College football's postseason is a labyrinth of corporate sponsors, conference agreements, and decades of tradition — and the bowl game system sits at the center of all of it. This page breaks down what bowl games are, how teams qualify, what the matchups actually mean, and where the line gets drawn between a bowl bid and going home for the holidays. Whether following a mid-major program chasing its first bid or a blue-blood program angling for a playoff spot, the mechanics here shape every program's December and January.

Definition and scope

A bowl game is a postseason college football game contested between two teams selected by a formal invitation process — not a bracket, not a playoff (with one notable exception). Unlike the NCAA Tournament in basketball, which determines its champion through a single-elimination field, the bowl system historically crowned a champion through consensus polls and computer rankings. That changed in stages: the Bowl Championship Series (BCS) era ran from 1998 to 2013, followed by the College Football Playoff (CFP), which started as a 4-team field in 2014.

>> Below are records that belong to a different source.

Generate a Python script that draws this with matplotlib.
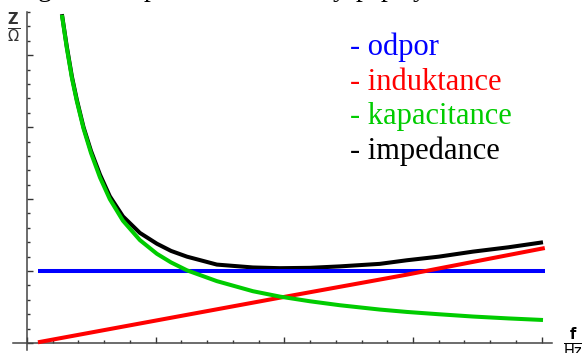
import numpy as np
import matplotlib.pyplot as plt
from matplotlib.ticker import MultipleLocator

# values (x in minor-tick units, y in major-tick units)
odpor_f = [0.43, 20.12]
odpor_z = [1.0, 1.0]

indukt_f = [0.43, 9.83, 14.76, 20.12]
indukt_z = [0.01, 0.63, 0.95, 1.32]

kapac_f = [1.36, 1.55, 1.75, 1.94, 2.2, 2.49, 2.84, 3.22, 3.73, 4.39, 5.05, 5.6,
           6.22, 7.38, 8.78, 9.83, 11.0, 12.16, 13.71, 14.76, 16.0, 17.33, 18.7, 20.05]
kapac_z = [4.56, 4.10, 3.68, 3.36, 2.98, 2.64, 2.30, 2.00, 1.70, 1.43, 1.24, 1.12,
           1.01, 0.86, 0.72, 0.645, 0.58, 0.525, 0.465, 0.432, 0.40, 0.368, 0.342, 0.32]

imped_f = kapac_f
imped_z = [4.57, 4.12, 3.70, 3.38, 3.00, 2.67, 2.34, 2.04, 1.76, 1.53, 1.38, 1.28,
           1.20, 1.09, 1.05, 1.04, 1.045, 1.065, 1.10, 1.15, 1.20, 1.27, 1.33, 1.40]

legend_labels = ['- odpor', '- induktance', '- kapacitance', '- impedance']
# bits of a caption line above, cut off by the picture edge
cut_text = [('g', 38), ('p', 144), ('y', 333), ('p', 356), ('p', 381), ('y', 413)]

blue = '#0000ff'
red = '#ff0000'
green = '#00cc00'
black = '#000000'

W, H = 582, 353
fig = plt.figure(figsize=(W / 100, H / 100), dpi=100)
ax = fig.add_axes([13 / W, (H - 350) / H, (552 - 13) / W, (350 - 12) / H])

lw = 2.9
ax.plot(odpor_f, odpor_z, color=blue, lw=lw, solid_capstyle='butt', zorder=3)
ax.plot(indukt_f, indukt_z, color=red, lw=lw, solid_capstyle='butt', zorder=3)
ax.plot(imped_f, imped_z, color=black, lw=lw, solid_capstyle='butt', zorder=2)
ax.plot(kapac_f, kapac_z, color=green, lw=lw, solid_capstyle='butt', zorder=3)

ax.set_xlim(-0.54, 20.4)
ax.set_ylim(-0.097, 4.6)

for side in ['top', 'right']:
    ax.spines[side].set_visible(False)
for side in ['left', 'bottom']:
    ax.spines[side].set_position(('data', 0))
    ax.spines[side].set_color('#444444')
    ax.spines[side].set_linewidth(1.1)

ax.xaxis.set_major_locator(MultipleLocator(5))
ax.xaxis.set_minor_locator(MultipleLocator(1))
ax.yaxis.set_major_locator(MultipleLocator(1))
ax.yaxis.set_minor_locator(MultipleLocator(0.2))
ax.tick_params(which='both', direction='in', labelbottom=False, labelleft=False,
               color='#333333', width=1.0)
ax.tick_params(which='major', length=4)
ax.tick_params(which='minor', length=2.5)

# axis labels as small fractions
fig.text(14 / W, 1 - 28 / H, r'$\frac{\mathbf{Z}}{\Omega}$', fontsize=15,
         ha='center', va='center', color='#333333')
fig.text(573 / W, 1 - 343 / H, r'$\frac{\mathbf{f}}{\mathrm{Hz}}$', fontsize=15,
         ha='center', va='center', color='black')

colors = [blue, red, green, black]
for i, (lab, c) in enumerate(zip(legend_labels, colors)):
    fig.text(350 / W, 1 - (55 + 34.5 * i) / H, lab, color=c, fontsize=22,
             family='Liberation Serif', ha='left', va='baseline')

for ch, px in cut_text:
    fig.text(px / W, 1 + 4 / H, ch, fontsize=20, family='Liberation Serif',
             ha='left', va='baseline')

fig.savefig('out.png', dpi=100)
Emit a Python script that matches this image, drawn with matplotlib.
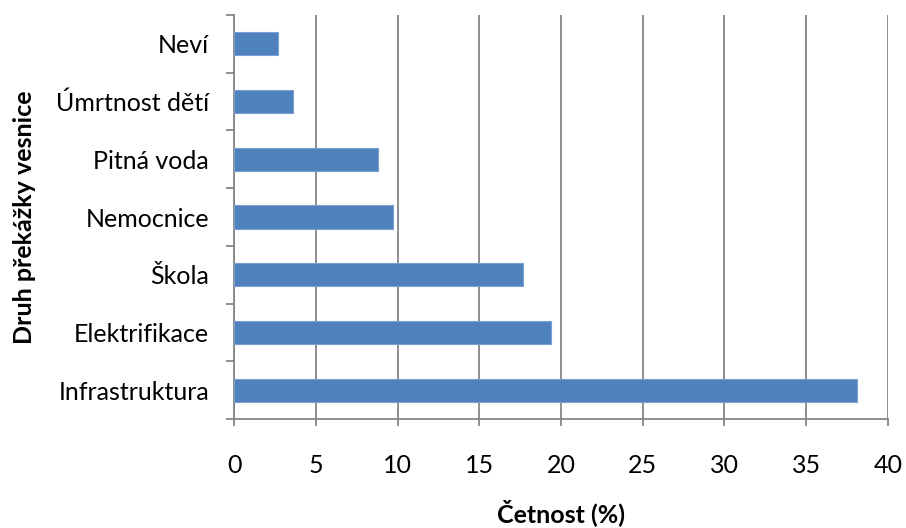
import numpy as np
import matplotlib.pyplot as plt
from matplotlib.ticker import FixedLocator

# survey answers, share of respondents in percent
kategorie = ['Infrastruktura', 'Elektrifikace', 'Škola', 'Nemocnice',
             'Pitná voda', 'Úmrtnost dětí', 'Neví']
cetnost = [38.1, 19.4, 17.7, 9.7, 8.8, 3.6, 2.7]

plt.rcParams['font.family'] = ['Lato', 'DejaVu Sans']
fs = 18

fig = plt.figure(figsize=(9.06, 5.28), dpi=100)
ax = fig.add_axes([0.2583, 0.2064, 0.9801 - 0.2583, 0.9716 - 0.2064])

y = np.arange(len(kategorie))
ax.barh(y, cetnost, height=0.4, color='#4f81bd', edgecolor='#7a9fd0',
        linewidth=0.8, zorder=3)

ax.set_xlim(0, 40)
ax.set_ylim(-0.5, len(kategorie) - 0.5)
ax.set_xticks(np.arange(0, 41, 5))
ax.set_yticks(y)
ax.set_yticklabels(kategorie)
# category boundaries get the small outward ticks
ax.yaxis.set_minor_locator(FixedLocator(np.arange(-0.5, len(kategorie), 1)))

ax.grid(axis='x', color='#868686', linewidth=1.3, zorder=0)
for s in ['top', 'right']:
    ax.spines[s].set_visible(False)
for s in ['left', 'bottom']:
    ax.spines[s].set_color('#868686')
    ax.spines[s].set_linewidth(1.3)

ax.tick_params(axis='x', direction='out', length=5, width=1.3,
               color='#868686', pad=20, labelsize=fs)
ax.tick_params(axis='y', which='major', length=0, pad=18, labelsize=fs)
ax.tick_params(axis='y', which='minor', direction='out', length=6,
               width=1.3, color='#868686')

ax.set_xlabel('Četnost (%)', fontsize=fs, fontweight='bold', labelpad=16)
ax.set_ylabel('Druh překážky vesnice', fontsize=fs, fontweight='bold',
              labelpad=14)

fig.savefig('out.png', dpi=100)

As of the 2024 season, the CFP expanded to 12 teams (College Football Playoff official site), but roughly 40 additional bowl games still exist outside the playoff structure — games that carry their own value in terms of recruiting exposure, program momentum, and revenue for athletic departments.

The full landscape of bowl-eligible college football exists within the Football Bowl Subdivision (FBS), the top tier of NCAA football. The Football Championship Subdivision (FCS) runs a separate bracket-based playoff entirely.

How it works

Eligibility starts with a simple threshold: a team must win at least 6 games during the regular season to qualify for a bowl bid. That 6-win floor has been the standard minimum since the NCAA formalized it, though the NCAA has occasionally granted exceptions to undersized bowls struggling to fill their field (NCAA rules and compliance documentation).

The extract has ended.